About a year and a half ago, I wrote about a string of not-so-wonderful professors I had at Pitt and Carnegie Mellon who were less than fine with me pursuing anything beyond a bachelor’s degrees, much less with me becoming Dr. Collins. I talked about how some of them went so far as to tell me that I wasn’t “graduate material,” as if I were made from parts found at a junk yard instead of in the shop of an Italian tailor.
I’m more than aware of the fact that I didn’t let those doubters stop me from becoming who I am today. Some were undoubtedly ones whose skepticism bordered on racist because of their assumptions about my intelligence and writing ability. Still, it should be noted that there are pitfalls to be avoided, if at all possible, when you’re applying for a job or applying to a college or graduate and professional school.
One, even if a professor or teacher has assigned an A for your performance in one of their courses, that doesn’t mean that think that you’re a great student. I learned that the hard way with George Reid Andrews, my professor for Latin American Revolutions my junior year at Pitt. Twenty years ago this week, I asked him for letters of recommendation for graduate school. Andrews agreed, but only to tell me seven months later what he really thought of my work. My research writing samples were “problematic,” my GRE scores were “barely adequate,” and I should’ve considered myself “lucky” just to get into the master’s program in the history department. That terse conversation told me that Andrews’ letter was lukewarm at best, or had found me seriously deficient at worst.
Two, and related to my interactions with Andrews, the process of providing a letter of recommendation or a reference ought to be transparent, so that the student or employee can be confident that they’re not being back-stabbed by the same people in which they’re placing significant trust. It was never a question I dared asked — to see my letter of recommendation — before I’d reached the final stages of grad school.
It would’ve helped with Andrews, and it would’ve helped with two of my three dissertation committee members, Joe Trotter and Dan Resnick. I found out through my Spencer Fellowship that Trotter had written me a lukewarm letter, while Resnick had rambled on and on about my “close relationship” with my “mentor Sy Drescher,” who had played “an instrumental role” in making me a scholar. Drescher, while one of my best professors at Pitt, played much less of a role in me pursuing grad school than so many other professors and students, including his former student Paul Riggs. It was a Leslie Stahl, “let’s give the poor Black boy a hand” kind of letter.

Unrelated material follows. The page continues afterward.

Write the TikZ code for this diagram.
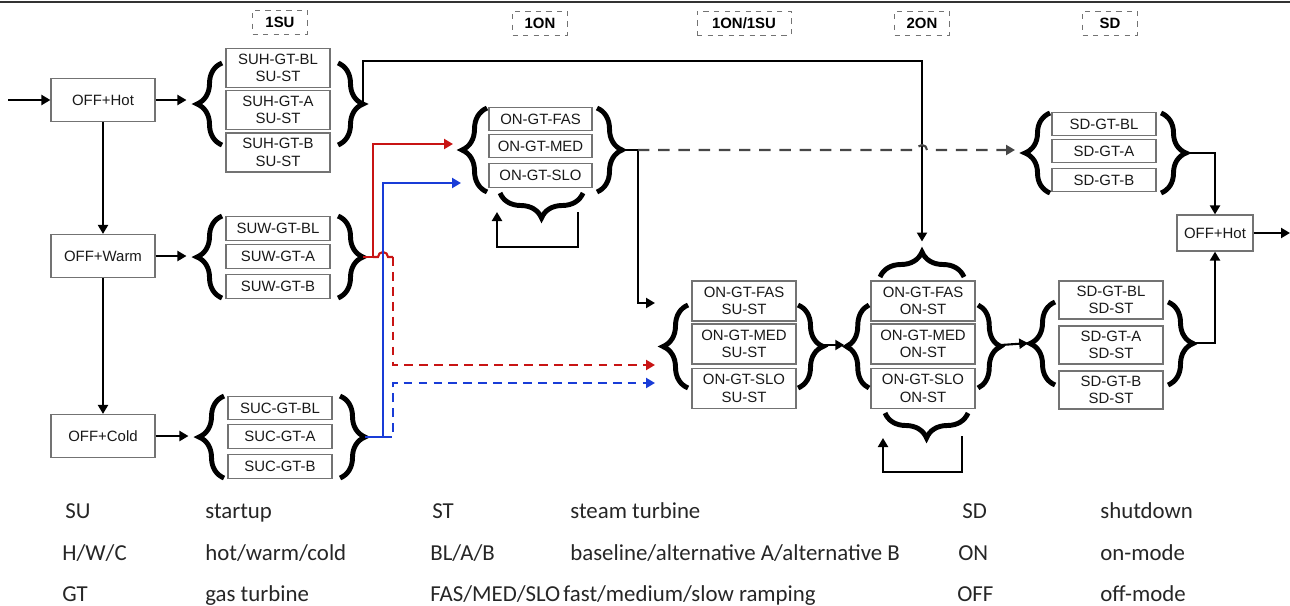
\documentclass[tikz,border=0pt]{standalone}
\usepackage{fontspec}
\newfontfamily\arialf{Liberation Sans}
\newfontfamily\legfont{Carlito}
\usetikzlibrary{arrows.meta,decorations.pathreplacing}

\definecolor{redln}{RGB}{200,20,20}
\definecolor{blueln}{RGB}{25,60,215}
\definecolor{dashln}{RGB}{70,70,70}

\tikzset{
  box/.style={draw=black!55,line width=0.7pt,fill=white,text=black!90,align=center,
    font=\arialf\fontsize{8.5}{10}\selectfont,inner sep=1pt,minimum width=2.08cm},
  offbox/.style={box,minimum height=0.86cm},
  sbox/.style={box,minimum height=0.47cm},
  dbox/.style={box,minimum height=0.78cm},
  tag/.style={draw=black!55,dashed,line width=0.5pt,font=\arialf\bfseries\fontsize{8.5}{10}\selectfont,
    minimum width=1.1cm,minimum height=0.48cm,inner sep=1pt},
  brc/.style={decorate,decoration={brace,amplitude=0.5cm},line width=2.8pt},
  link/.style={-{Triangle[length=1.8mm,width=2mm]},line width=1.2pt},
  redpath/.style={draw=redln,line width=1.2pt},
  bluepath/.style={draw=blueln,line width=1.2pt},
  dashd/.style={dash pattern=on 5pt off 3.5pt},
  leg/.style={anchor=base west,inner sep=0pt,font=\legfont\fontsize{13}{15}\selectfont,text=black!85},
}

\begin{document}
\begin{tikzpicture}[x=0.02cm,y=-0.02cm]
  \useasboundingbox (0,0) rectangle (1290,605);
  \draw[black!80,line width=1pt] (0,2) -- (1290,2);

  % phase tags
  \node[tag] (t1su) at (280,22) {1SU};
  \node[tag] (t1on) at (540,23) {1ON};
  \node[tag,minimum width=1.88cm] (t1on1su) at (744,23) {1ON/1SU};
  \node[tag] (t2on) at (922,23) {2ON};
  \node[tag] (tsd) at (1110,23) {SD};

  % off states
  \node[offbox] (offhot) at (103,100) {OFF+Hot};
  \node[offbox] (offwarm) at (103,256) {OFF+Warm};
  \node[offbox] (offcold) at (103,436) {OFF+Cold};
  \node[offbox,minimum width=1.52cm,minimum height=0.72cm] (offhot2) at (1215,233) {OFF+Hot};
  \coordinate (in) at (8,100);
  \coordinate (out) at (1290,233);

  % 1SU: hot start
  \node[dbox] (suhbl) at (278,68) {SUH-GT-BL\\SU-ST};
  \node[dbox] (suha) at (278,110) {SUH-GT-A\\SU-ST};
  \node[dbox] (suhb) at (278,152.5) {SUH-GT-B\\SU-ST};
  \draw[brc] (222,145) -- (222,63);
  \draw[brc] (338,63) -- (338,145);
  \coordinate (suhL) at (197,104);
  \coordinate (suhR) at (363,104);

  % 1SU: warm start
  \node[sbox] (suwbl) at (278,228.5) {SUW-GT-BL};
  \node[sbox] (suwa) at (278,256.5) {SUW-GT-A};
  \node[sbox] (suwb) at (278,286.5) {SUW-GT-B};
  \draw[brc] (222,298) -- (222,216);
  \draw[brc] (338,216) -- (338,298);
  \coordinate (suwL) at (197,257);
  \coordinate (suwR) at (363,257);

  % 1SU: cold start
  \node[sbox] (sucbl) at (280,408) {SUC-GT-BL};
  \node[sbox] (suca) at (280,436.5) {SUC-GT-A};
  \node[sbox] (sucb) at (280,466.5) {SUC-GT-B};
  \draw[brc] (224,478) -- (224,396);
  \draw[brc] (340,396) -- (340,478);
  \coordinate (sucL) at (199,437);
  \coordinate (sucR) at (365,437);

  % 1ON
  \node[sbox,minimum width=2.06cm] (onfas) at (540.5,119) {ON-GT-FAS};
  \node[sbox,minimum width=2.06cm] (onmed) at (540.5,146) {ON-GT-MED};
  \node[sbox,minimum width=2.06cm] (onslo) at (540.5,175.5) {ON-GT-SLO};
  \draw[brc] (487,192) -- (487,108);
  \draw[brc] (597,108) -- (597,192);
  \draw[brc] (583,193) -- (500,193);
  \coordinate (onR) at (622,150);
  \coordinate (onj) at (638,150);
  \coordinate (redend) at (453,144);
  \coordinate (blueend) at (461,183);
  \coordinate (loopa1) at (578,212);
  \coordinate (loopa2) at (497,212);

  % 1ON/1SU
  \node[dbox,minimum width=2.08cm,minimum height=0.8cm] (o1fas) at (744,301) {ON-GT-FAS\\SU-ST};
  \node[dbox,minimum width=2.08cm,minimum height=0.8cm] (o1med) at (744,344) {ON-GT-MED\\SU-ST};
  \node[dbox,minimum width=2.08cm,minimum height=0.8cm] (o1slo) at (744,388.5) {ON-GT-SLO\\SU-ST};
  \draw[brc] (688,388) -- (688,305);
  \draw[brc] (798,305) -- (798,388);
  \coordinate (o1top) at (655,303);
  \coordinate (o1R) at (823,345);
  \coordinate (reddash) at (655,365);
  \coordinate (bluedash) at (655,383);

  % 2ON
  \node[dbox,minimum height=0.8cm] (o2fas) at (923,301) {ON-GT-FAS\\ON-ST};
  \node[dbox,minimum height=0.8cm] (o2med) at (923,344) {ON-GT-MED\\ON-ST};
  \node[dbox,minimum height=0.8cm] (o2slo) at (923,388.5) {ON-GT-SLO\\ON-ST};
  \draw[brc,decoration={amplitude=0.45cm}] (869,388) -- (869,305);
  \draw[brc,decoration={amplitude=0.45cm}] (978,305) -- (978,388);
  \draw[brc] (880,277) -- (964,277);
  \draw[brc] (968,413) -- (885,413);
  \coordinate (o2L) at (846,345);
  \coordinate (o2R) at (1001,345);
  \coordinate (o2top) at (922,253);
  \coordinate (loopb1) at (962,436);
  \coordinate (loopb2) at (883,438);

  % SD with steam turbine
  \node[dbox,minimum height=0.76cm] (sdsbl) at (1111,300) {SD-GT-BL\\SD-ST};
  \node[dbox,minimum height=0.76cm] (sdsa) at (1111,345) {SD-GT-A\\SD-ST};
  \node[dbox,minimum height=0.76cm] (sdsb) at (1111,390) {SD-GT-B\\SD-ST};
  \draw[brc] (1055,385) -- (1055,302);
  \draw[brc] (1168,302) -- (1168,385);
  \coordinate (sdsL) at (1030,343);
  \coordinate (sdsR) at (1193,343);

  % SD
  \node[sbox] (sdbl) at (1104,124) {SD-GT-BL};
  \node[sbox] (sda) at (1104,151) {SD-GT-A};
  \node[sbox] (sdb) at (1104,180) {SD-GT-B};
  \draw[brc] (1050,193) -- (1050,113);
  \draw[brc] (1161,113) -- (1161,193);
  \coordinate (sdL) at (1025,150);
  \coordinate (sdR) at (1186,153);

  % connectors
  \draw[link] (in) -- (offhot);
  \draw[link] (offhot) -- (offwarm);
  \draw[link] (offwarm) -- (offcold);
  \draw[link,shorten >=6pt] (offhot) -- (offhot -| suhL);
  \draw[link,shorten >=6pt] (offwarm) -- (offwarm -| suwL);
  \draw[link,shorten >=6pt] (offcold) -- (offcold -| sucL);

  \draw[link] (suhR) -- (363,61) -| ([yshift=2.3mm]o2top);

  \draw[redpath,link] (suwR) -- (373,257) |- (redend);
  \draw[redpath] (373,257) -- (378,257) arc[start angle=180,end angle=0,radius=1mm] -- (393,257);
  \draw[redpath,dashd,link] (393,257) |- (reddash);
  \draw[bluepath,link] (sucR) -- (383,437) |- (blueend);
  \draw[bluepath,dashd,link] (383,437) -- (393,437) |- (bluedash);

  \draw[link] (onR) -- (onj) |- (o1top);
  \draw[dashln,line width=1.2pt,dash pattern=on 6.5pt off 5pt,-{Triangle[length=1.8mm,width=2mm]}]
    (onj) -- (917,150) arc[start angle=180,end angle=0,radius=1mm] -- ([xshift=-2mm]sdL);
  \draw[link] (loopa1) -- (578,247) -| (loopa2);
  \draw[link,shorten >=1pt] (o1R) -- (o2L);
  \draw[link] (loopb1) -- (962,472) -| (loopb2);
  \draw[link,shorten >=1pt] (o2R) -- (sdsL);
  \draw[link] (sdsR) -| (offhot2);
  \draw[link] (sdR) -| (offhot2);
  \draw[link] (offhot2) -- (out);

  % legend
  \node[leg] (l1a) at (65,518) {SU};
  \node[leg] (l1b) at (205,518) {startup};
  \node[leg] (l1c) at (432,518) {ST};
  \node[leg] (l1d) at (570,518) {steam turbine};
  \node[leg] (l1e) at (962,518) {SD};
  \node[leg] (l1f) at (1100,518) {shutdown};
  \node[leg] (l2a) at (62,560) {H/W/C};
  \node[leg] (l2b) at (205,560) {hot/warm/cold};
  \node[leg] (l2c) at (430,560) {BL/A/B};
  \node[leg] (l2d) at (570,560) {baseline/alternative A/alternative B};
  \node[leg] (l2e) at (958,560) {ON};
  \node[leg] (l2f) at (1100,560) {on-mode};
  \node[leg] (l3a) at (62,601) {GT};
  \node[leg] (l3b) at (205,601) {gas turbine};
  \node[leg] (l3c) at (430,601) {FAS/MED/SLO};
  \node[leg] (l3d) at (563,601) {fast/medium/slow ramping};
  \node[leg] (l3e) at (957,601) {OFF};
  \node[leg] (l3f) at (1100,601) {off-mode};
\end{tikzpicture}
\end{document}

Later, when I asked to see my letters of recommendation from Resnick before sending them out for jobs, he went on for ten minutes about the “sanctity” of the recommendation process, about how privacy and “anonymity” were critical to provide protection for all parties involved. Needless to say, if someone blusters about privacy when politely asked about a letter of recommendation they’re writing for you, do not use that letter!
Three, it’s important to get to know a person, to gain some sense of trust from them, before asking for a letter or a reference. You don’t have to become friends with them or meet their family — although that does help. They just have to know that their recommendation or reference will be put to good use by you and that what they say about you matters to both of you, in the most positive light possible. Otherwise, what’s the point of writing a letter or spending fifteen minutes on the phone talking about your qualities as a student or worker, right? This can go a bit too far, of course, as I wrote one of my own recommendations for Bruce Anthony Jones, another dissertation committee member, for him to merely put his signature to. Once he changed jobs for the University of Missouri-Columbia, his, um, my letter became worthless, if it had been worth anything at all to begin with.
I’ve written about two dozen letters of recommendation for high school, college and graduate students, for jobs, school applications and fellowship programs. Not to mention about an equal number of recommendations and references for professional colleagues and friends in academia and the nonprofit world. I’ve always written my own letters, insisted on them being seen by the people I’ve recommended and required that they explain their own rationale for their acceptance in the process. Most importantly, I’ve made sure to say “No” if I didn’t feel I could recommend them well or provide a great reference.